The TSE even issued a warning on February 21, 2023 that campaigning before the official elections period is prohibited.

Five days after that warning, the president of the Legislative Assembly, Ernesto Castro, led a large delegation of Nuevas Ideas deputies, to an election rally at a Church of Scientology auditorium in the Los Angeles area.

(Note the "Sí a la reelección" (Yes to re-election) poster behind Castro as he speaks).

Given the history of polarized political discourse and enormous media promotion by Bukele and his government, the UCA expects an unbalanced campaign of misinformation in coming months:

If the population resented in the past some weariness due to dirty electoral campaigns, this year it must prepare to attend an absolutely unbalanced one that will exceed the known limits of barbarism. The political debt [public election funding] for the opposition parties is now history and will put us in the midst of a competition, in terms of resources, in which the ruling party will compete in a car and the opposition on a bicycle. The opposition, if there is one in this campaign, will have to be really creative to compete in this inequality of conditions.

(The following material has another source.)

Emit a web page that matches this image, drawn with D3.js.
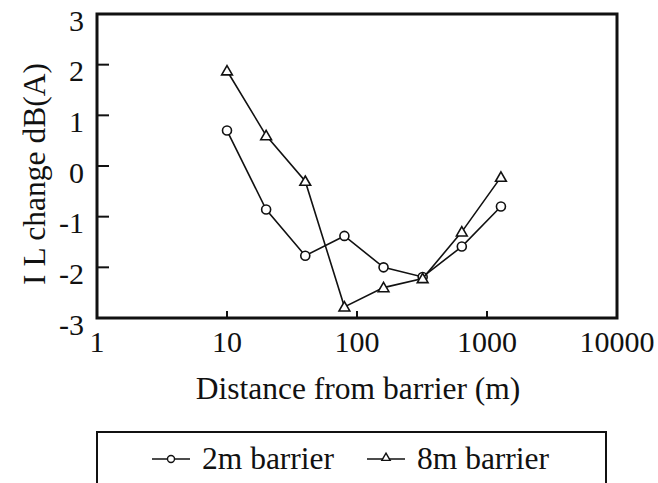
<!DOCTYPE html>
<html>
<head>
<meta charset="utf-8">
<script src="https://cdn.jsdelivr.net/npm/d3@7"></script>
<style>
    body { margin: 0; background: #fff; }
</style>
</head>
<body>
<div id="chart"></div>
<script>
// distances (m) and insertion loss change dB(A)
const distances = [10, 20, 40, 80, 160, 320, 640, 1280];
const barrier2m = [0.7, -0.86, -1.77, -1.38, -2.0, -2.19, -1.59, -0.8];
const barrier8m = [1.88, 0.6, -0.3, -2.78, -2.4, -2.22, -1.3, -0.22];

const xTickValues = [1, 10, 100, 1000, 10000];
const yTickValues = [-3, -2, -1, 0, 1, 2, 3];

const seriesNames = ["2m barrier", "8m barrier"];

let margin = { top: 14, right: 41, bottom: 165, left: 97 };
let width = 658 - margin.left - margin.right;
let height = 483 - margin.top - margin.bottom;

let svg = d3.select("#chart").append("svg")
    .attr("width", 658)
    .attr("height", 483)
    .attr("font-family", "'Liberation Serif', 'Times New Roman', serif")
    .attr("fill", "#111");

let g = svg.append("g")
    .attr("transform", "translate(" + margin.left + "," + margin.top + ")");

let x = d3.scaleLog()
    .domain([1, 10000])
    .range([0, width]);

let y = d3.scaleLinear()
    .domain([-3, 3])
    .range([height, 0]);

// ticks point inward, only the inner ones
g.selectAll(".ytick")
    .data(yTickValues.filter(function (d) { return d > -3 && d < 3; }))
    .enter().append("line")
    .attr("x1", 0).attr("x2", 12)
    .attr("y1", function (d) { return y(d); })
    .attr("y2", function (d) { return y(d); })
    .attr("stroke", "#111").attr("stroke-width", 2);

g.selectAll(".xtick")
    .data(xTickValues.filter(function (d) { return d > 1 && d < 10000; }))
    .enter().append("line")
    .attr("x1", function (d) { return x(d); })
    .attr("x2", function (d) { return x(d); })
    .attr("y1", height).attr("y2", height - 7)
    .attr("stroke", "#111").attr("stroke-width", 2);

// tick labels
g.selectAll(".ylabel")
    .data(yTickValues)
    .enter().append("text")
    .attr("x", -13)
    .attr("y", function (d) { return y(d); })
    .attr("dy", "0.55em")
    .attr("text-anchor", "end")
    .attr("font-size", 30)
    .text(function (d) { return d; });

g.selectAll(".xlabel")
    .data(xTickValues)
    .enter().append("text")
    .attr("x", function (d) { return x(d); })
    .attr("y", height + 34)
    .attr("text-anchor", "middle")
    .attr("font-size", 30)
    .text(function (d) { return d; });

// frame
g.append("rect")
    .attr("width", width)
    .attr("height", height)
    .attr("fill", "none")
    .attr("stroke", "#111")
    .attr("stroke-width", 3);

// axis titles
g.append("text")
    .attr("x", width / 2 + 1)
    .attr("y", height + 81)
    .attr("text-anchor", "middle")
    .attr("font-size", 31.5)
    .text("Distance from barrier (m)");

svg.append("text")
    .attr("transform", "translate(45," + (margin.top + 160) + ") rotate(-90)")
    .attr("text-anchor", "middle")
    .attr("font-size", 31.5)
    .text("I L change dB(A)");

// lines
let line = d3.line()
    .x(function (d) { return x(d.dist); })
    .y(function (d) { return y(d.val); });

let series = [barrier2m, barrier8m].map(function (vals) {
    return vals.map(function (v, i) { return { dist: distances[i], val: v }; });
});

let triangle = d3.symbol().type(d3.symbolTriangle).size(50);

series.forEach(function (s, k) {
    g.append("path")
        .datum(s)
        .attr("d", line)
        .attr("fill", "none")
        .attr("stroke", "#111")
        .attr("stroke-width", 1.6);

    let pts = g.selectAll(".pt" + k)
        .data(s)
        .enter();

    if (k === 0) {
        pts.append("circle")
            .attr("cx", function (d) { return x(d.dist); })
            .attr("cy", function (d) { return y(d.val); })
            .attr("r", 4.5)
            .attr("fill", "#fff")
            .attr("stroke", "#111")
            .attr("stroke-width", 1.6);
    } else {
        pts.append("path")
            .attr("d", triangle)
            .attr("transform", function (d) { return "translate(" + x(d.dist) + "," + (y(d.val) + 1) + ")"; })
            .attr("fill", "#fff")
            .attr("stroke", "#111")
            .attr("stroke-width", 1.6);
    }
});

// legend
let legend = svg.append("g");

legend.append("rect")
    .attr("x", 97).attr("y", 432)
    .attr("width", 509).attr("height", 90)
    .attr("fill", "none")
    .attr("stroke", "#111")
    .attr("stroke-width", 2);

let legendX = [152, 367];

seriesNames.forEach(function (name, k) {
    let lx = legendX[k];
    legend.append("line")
        .attr("x1", lx).attr("x2", lx + 38)
        .attr("y1", 459).attr("y2", 459)
        .attr("stroke", "#111").attr("stroke-width", 1.6);
    if (k === 0) {
        legend.append("circle")
            .attr("cx", lx + 19).attr("cy", 459).attr("r", 3.5)
            .attr("fill", "#fff").attr("stroke", "#111").attr("stroke-width", 1.4);
    } else {
        legend.append("path")
            .attr("d", d3.symbol().type(d3.symbolTriangle).size(30))
            .attr("transform", "translate(" + (lx + 19) + ",458)")
            .attr("fill", "#fff").attr("stroke", "#111").attr("stroke-width", 1.4);
    }
    legend.append("text")
        .attr("x", lx + 50)
        .attr("y", 469)
        .attr("font-size", 31.5)
        .text(name);
});
</script>
</body>
</html>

The gigantic propaganda machine, paid for with the money of Salvadorans, can be activated in seconds to praise the president or to attack his critics and continue undermining democratic institutions. The attacks will focus on discrediting figures or institutions of what they consider to be the opposition or against those who insist on reporting professionally from alternative media.

Stay tuned, but don't expect surprises.  


Provisions of the Constitution of El Salvador which prohibit the re-election of the country's president.

Article 88

The principle that a President cannot succeed himself (alternabilidad) is indispensable for the maintenance of the established form of government and political system. Violation of this norm makes insurrection an obligation.

 Article 131

[Responsibilities of Legislative Assembly]

16th.—To obligatorily disavow the President of the Republic or his substitute if, when his constitutional term has ended, he continues in the exercise of his post. In this case, if no person has been legally summoned for the exercise of the Presidency, a Provisional President shall be designated.

Article 152

[The following] shall not be candidates for the President of the Republic:

1st.—He who has filled the Presidency of the Republic for more than six months, consecutive or not, during the period immediately prior to or within the last six months prior to the beginning of the presidential period.

Article 154

The presidential period shall be of five years, and shall begin and end on the first of June, without the person who exercised the Presidency being able to continue in his functions one day more.

Article 248

Under no circumstances, may the articles of this Constitution, which refer to the form and system of government, to the territory of the Republic, and to the principle that a President cannot succeed himself (alternabilidad), be amended.


In addition, the Constitution explicitly states that legislative deputies and municipal officials may be re-elected while never containing a similar statement about the president.